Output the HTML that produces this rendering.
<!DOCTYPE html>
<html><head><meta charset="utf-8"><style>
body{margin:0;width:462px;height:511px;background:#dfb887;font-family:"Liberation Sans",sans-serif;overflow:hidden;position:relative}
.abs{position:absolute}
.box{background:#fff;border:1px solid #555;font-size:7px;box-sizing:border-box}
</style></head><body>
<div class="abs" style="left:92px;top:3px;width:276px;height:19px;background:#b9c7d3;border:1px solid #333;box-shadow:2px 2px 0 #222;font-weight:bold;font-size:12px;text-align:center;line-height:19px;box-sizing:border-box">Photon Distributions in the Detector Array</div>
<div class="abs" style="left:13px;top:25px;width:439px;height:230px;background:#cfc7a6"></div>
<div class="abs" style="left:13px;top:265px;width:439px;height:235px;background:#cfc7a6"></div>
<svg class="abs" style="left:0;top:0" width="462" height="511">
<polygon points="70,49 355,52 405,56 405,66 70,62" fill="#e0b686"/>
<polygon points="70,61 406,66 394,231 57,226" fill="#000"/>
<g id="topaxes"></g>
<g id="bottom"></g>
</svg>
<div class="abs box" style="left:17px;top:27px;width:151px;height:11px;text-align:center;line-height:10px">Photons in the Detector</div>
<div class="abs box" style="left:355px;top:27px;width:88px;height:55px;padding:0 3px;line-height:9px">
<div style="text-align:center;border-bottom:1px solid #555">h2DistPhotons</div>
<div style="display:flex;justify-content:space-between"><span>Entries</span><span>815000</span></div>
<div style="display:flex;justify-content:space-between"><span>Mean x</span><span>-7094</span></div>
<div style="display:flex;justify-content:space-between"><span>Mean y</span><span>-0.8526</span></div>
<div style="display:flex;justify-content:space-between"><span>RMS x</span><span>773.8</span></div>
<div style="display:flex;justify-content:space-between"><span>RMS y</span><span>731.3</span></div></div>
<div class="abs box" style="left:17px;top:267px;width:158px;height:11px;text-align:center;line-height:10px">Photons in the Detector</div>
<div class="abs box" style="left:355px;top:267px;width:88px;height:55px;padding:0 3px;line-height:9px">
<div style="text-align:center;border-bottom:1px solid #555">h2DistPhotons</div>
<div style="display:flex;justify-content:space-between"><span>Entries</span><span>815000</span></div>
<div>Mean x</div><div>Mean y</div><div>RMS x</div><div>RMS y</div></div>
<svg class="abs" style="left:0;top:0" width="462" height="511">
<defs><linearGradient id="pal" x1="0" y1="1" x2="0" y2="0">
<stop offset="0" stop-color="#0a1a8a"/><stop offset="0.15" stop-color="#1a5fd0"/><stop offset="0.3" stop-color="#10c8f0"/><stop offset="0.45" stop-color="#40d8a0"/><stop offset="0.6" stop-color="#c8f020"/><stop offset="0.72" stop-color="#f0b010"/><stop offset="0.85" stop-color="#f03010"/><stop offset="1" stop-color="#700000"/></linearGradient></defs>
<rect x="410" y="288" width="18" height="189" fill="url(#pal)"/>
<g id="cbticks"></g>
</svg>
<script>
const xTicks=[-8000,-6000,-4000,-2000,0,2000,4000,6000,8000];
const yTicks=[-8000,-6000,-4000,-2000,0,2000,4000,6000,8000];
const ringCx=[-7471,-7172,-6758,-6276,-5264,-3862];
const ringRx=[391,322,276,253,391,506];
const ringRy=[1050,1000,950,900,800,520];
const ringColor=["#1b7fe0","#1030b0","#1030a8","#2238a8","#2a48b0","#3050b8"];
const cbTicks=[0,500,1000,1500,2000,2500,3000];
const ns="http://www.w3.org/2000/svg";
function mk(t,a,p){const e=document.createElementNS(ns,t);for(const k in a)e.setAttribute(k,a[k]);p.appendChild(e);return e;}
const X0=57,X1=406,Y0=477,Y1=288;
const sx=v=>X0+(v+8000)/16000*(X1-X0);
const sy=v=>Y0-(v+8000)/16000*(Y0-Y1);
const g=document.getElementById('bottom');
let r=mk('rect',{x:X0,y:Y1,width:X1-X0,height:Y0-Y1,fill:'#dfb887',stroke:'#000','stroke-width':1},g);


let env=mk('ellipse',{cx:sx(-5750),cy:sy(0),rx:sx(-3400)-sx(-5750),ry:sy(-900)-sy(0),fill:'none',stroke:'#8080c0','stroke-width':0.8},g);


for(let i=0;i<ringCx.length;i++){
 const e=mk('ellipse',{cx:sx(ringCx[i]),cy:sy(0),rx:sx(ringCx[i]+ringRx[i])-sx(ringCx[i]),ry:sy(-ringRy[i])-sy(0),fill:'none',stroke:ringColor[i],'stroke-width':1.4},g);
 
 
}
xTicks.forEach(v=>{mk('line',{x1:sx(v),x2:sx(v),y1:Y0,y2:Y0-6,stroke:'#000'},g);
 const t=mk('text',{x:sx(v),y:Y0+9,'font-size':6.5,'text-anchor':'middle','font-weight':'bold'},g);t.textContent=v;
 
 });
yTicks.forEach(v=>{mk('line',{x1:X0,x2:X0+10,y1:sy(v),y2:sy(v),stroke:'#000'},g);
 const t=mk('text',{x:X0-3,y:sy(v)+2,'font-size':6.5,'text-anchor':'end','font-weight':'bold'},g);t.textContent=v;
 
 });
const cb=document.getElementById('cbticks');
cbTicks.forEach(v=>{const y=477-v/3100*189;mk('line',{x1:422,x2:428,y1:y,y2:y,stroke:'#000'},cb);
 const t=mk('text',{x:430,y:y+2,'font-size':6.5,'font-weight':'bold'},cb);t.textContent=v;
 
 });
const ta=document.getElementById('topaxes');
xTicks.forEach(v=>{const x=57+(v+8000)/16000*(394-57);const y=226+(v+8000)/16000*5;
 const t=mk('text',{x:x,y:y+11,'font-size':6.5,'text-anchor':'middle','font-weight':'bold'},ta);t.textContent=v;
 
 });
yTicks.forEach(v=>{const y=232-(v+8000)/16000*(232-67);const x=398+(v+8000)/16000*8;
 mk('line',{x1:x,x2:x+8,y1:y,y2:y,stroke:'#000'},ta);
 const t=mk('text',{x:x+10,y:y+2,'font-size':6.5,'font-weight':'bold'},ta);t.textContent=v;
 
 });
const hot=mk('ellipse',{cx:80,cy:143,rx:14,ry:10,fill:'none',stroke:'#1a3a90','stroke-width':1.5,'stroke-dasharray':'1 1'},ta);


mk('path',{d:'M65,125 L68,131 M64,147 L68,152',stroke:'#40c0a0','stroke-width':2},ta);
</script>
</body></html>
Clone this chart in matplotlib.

■ WHAT IS NEEDED: Retype the material above, line by line, exactly.

■ SOLUTION TO THIS EXERCISE:
Output the HTML that produces this rendering.
<!DOCTYPE html>
<html><head><meta charset="utf-8"><style>
body{margin:0;width:462px;height:511px;background:#dfb887;font-family:"Liberation Sans",sans-serif;overflow:hidden;position:relative}
.abs{position:absolute}
.box{background:#fff;border:1px solid #555;font-size:7px;box-sizing:border-box}
</style></head><body>
<div class="abs" style="left:92px;top:3px;width:276px;height:19px;background:#b9c7d3;border:1px solid #333;box-shadow:2px 2px 0 #222;font-weight:bold;font-size:12px;text-align:center;line-height:19px;box-sizing:border-box">Photon Distributions in the Detector Array</div>
<div class="abs" style="left:13px;top:25px;width:439px;height:230px;background:#cfc7a6"></div>
<div class="abs" style="left:13px;top:265px;width:439px;height:235px;background:#cfc7a6"></div>
<svg class="abs" style="left:0;top:0" width="462" height="511">
<polygon points="70,49 355,52 405,56 405,66 70,62" fill="#e0b686"/>
<polygon points="70,61 406,66 394,231 57,226" fill="#000"/>
<g id="topaxes"></g>
<g id="bottom"></g>
</svg>
<div class="abs box" style="left:17px;top:27px;width:151px;height:11px;text-align:center;line-height:10px">Photons in the Detector</div>
<div class="abs box" style="left:355px;top:27px;width:88px;height:55px;padding:0 3px;line-height:9px">
<div style="text-align:center;border-bottom:1px solid #555">h2DistPhotons</div>
<div style="display:flex;justify-content:space-between"><span>Entries</span><span>815000</span></div>
<div style="display:flex;justify-content:space-between"><span>Mean x</span><span>-7094</span></div>
<div style="display:flex;justify-content:space-between"><span>Mean y</span><span>-0.8526</span></div>
<div style="display:flex;justify-content:space-between"><span>RMS x</span><span>773.8</span></div>
<div style="display:flex;justify-content:space-between"><span>RMS y</span><span>731.3</span></div></div>
<div class="abs box" style="left:17px;top:267px;width:158px;height:11px;text-align:center;line-height:10px">Photons in the Detector</div>
<div class="abs box" style="left:355px;top:267px;width:88px;height:55px;padding:0 3px;line-height:9px">
<div style="text-align:center;border-bottom:1px solid #555">h2DistPhotons</div>
<div style="display:flex;justify-content:space-between"><span>Entries</span><span>815000</span></div>
<div>Mean x</div><div>Mean y</div><div>RMS x</div><div>RMS y</div></div>
<svg class="abs" style="left:0;top:0" width="462" height="511">
<defs><linearGradient id="pal" x1="0" y1="1" x2="0" y2="0">
<stop offset="0" stop-color="#0a1a8a"/><stop offset="0.15" stop-color="#1a5fd0"/><stop offset="0.3" stop-color="#10c8f0"/><stop offset="0.45" stop-color="#40d8a0"/><stop offset="0.6" stop-color="#c8f020"/><stop offset="0.72" stop-color="#f0b010"/><stop offset="0.85" stop-color="#f03010"/><stop offset="1" stop-color="#700000"/></linearGradient></defs>
<rect x="410" y="288" width="18" height="189" fill="url(#pal)"/>
<g id="cbticks"></g>
</svg>
<script>
const xTicks=[-8000,-6000,-4000,-2000,0,2000,4000,6000,8000];
const yTicks=[-8000,-6000,-4000,-2000,0,2000,4000,6000,8000];
const ringCx=[-7471,-7172,-6758,-6276,-5264,-3862];
const ringRx=[391,322,276,253,391,506];
const ringRy=[1050,1000,950,900,800,520];
const ringColor=["#1b7fe0","#1030b0","#1030a8","#2238a8","#2a48b0","#3050b8"];
const cbTicks=[0,500,1000,1500,2000,2500,3000];
const ns="http://www.w3.org/2000/svg";
function mk(t,a,p){const e=document.createElementNS(ns,t);for(const k in a)e.setAttribute(k,a[k]);p.appendChild(e);return e;}
const X0=57,X1=406,Y0=477,Y1=288;
const sx=v=>X0+(v+8000)/16000*(X1-X0);
const sy=v=>Y0-(v+8000)/16000*(Y0-Y1);
const g=document.getElementById('bottom');
let r=mk('rect',{x:X0,y:Y1,width:X1-X0,height:Y0-Y1,fill:'#dfb887',stroke:'#000','stroke-width':1},g);


let env=mk('ellipse',{cx:sx(-5750),cy:sy(0),rx:sx(-3400)-sx(-5750),ry:sy(-900)-sy(0),fill:'none',stroke:'#8080c0','stroke-width':0.8},g);


for(let i=0;i<ringCx.length;i++){
 const e=mk('ellipse',{cx:sx(ringCx[i]),cy:sy(0),rx:sx(ringCx[i]+ringRx[i])-sx(ringCx[i]),ry:sy(-ringRy[i])-sy(0),fill:'none',stroke:ringColor[i],'stroke-width':1.4},g);
 
 
}
xTicks.forEach(v=>{mk('line',{x1:sx(v),x2:sx(v),y1:Y0,y2:Y0-6,stroke:'#000'},g);
 const t=mk('text',{x:sx(v),y:Y0+9,'font-size':6.5,'text-anchor':'middle','font-weight':'bold'},g);t.textContent=v;
 
 });
yTicks.forEach(v=>{mk('line',{x1:X0,x2:X0+10,y1:sy(v),y2:sy(v),stroke:'#000'},g);
 const t=mk('text',{x:X0-3,y:sy(v)+2,'font-size':6.5,'text-anchor':'end','font-weight':'bold'},g);t.textContent=v;
 
 });
const cb=document.getElementById('cbticks');
cbTicks.forEach(v=>{const y=477-v/3100*189;mk('line',{x1:422,x2:428,y1:y,y2:y,stroke:'#000'},cb);
 const t=mk('text',{x:430,y:y+2,'font-size':6.5,'font-weight':'bold'},cb);t.textContent=v;
 
 });
const ta=document.getElementById('topaxes');
xTicks.forEach(v=>{const x=57+(v+8000)/16000*(394-57);const y=226+(v+8000)/16000*5;
 const t=mk('text',{x:x,y:y+11,'font-size':6.5,'text-anchor':'middle','font-weight':'bold'},ta);t.textContent=v;
 
 });
yTicks.forEach(v=>{const y=232-(v+8000)/16000*(232-67);const x=398+(v+8000)/16000*8;
 mk('line',{x1:x,x2:x+8,y1:y,y2:y,stroke:'#000'},ta);
 const t=mk('text',{x:x+10,y:y+2,'font-size':6.5,'font-weight':'bold'},ta);t.textContent=v;
 
 });
const hot=mk('ellipse',{cx:80,cy:143,rx:14,ry:10,fill:'none',stroke:'#1a3a90','stroke-width':1.5,'stroke-dasharray':'1 1'},ta);


mk('path',{d:'M65,125 L68,131 M64,147 L68,152',stroke:'#40c0a0','stroke-width':2},ta);
</script>
</body></html>
Clone this chart in matplotlib.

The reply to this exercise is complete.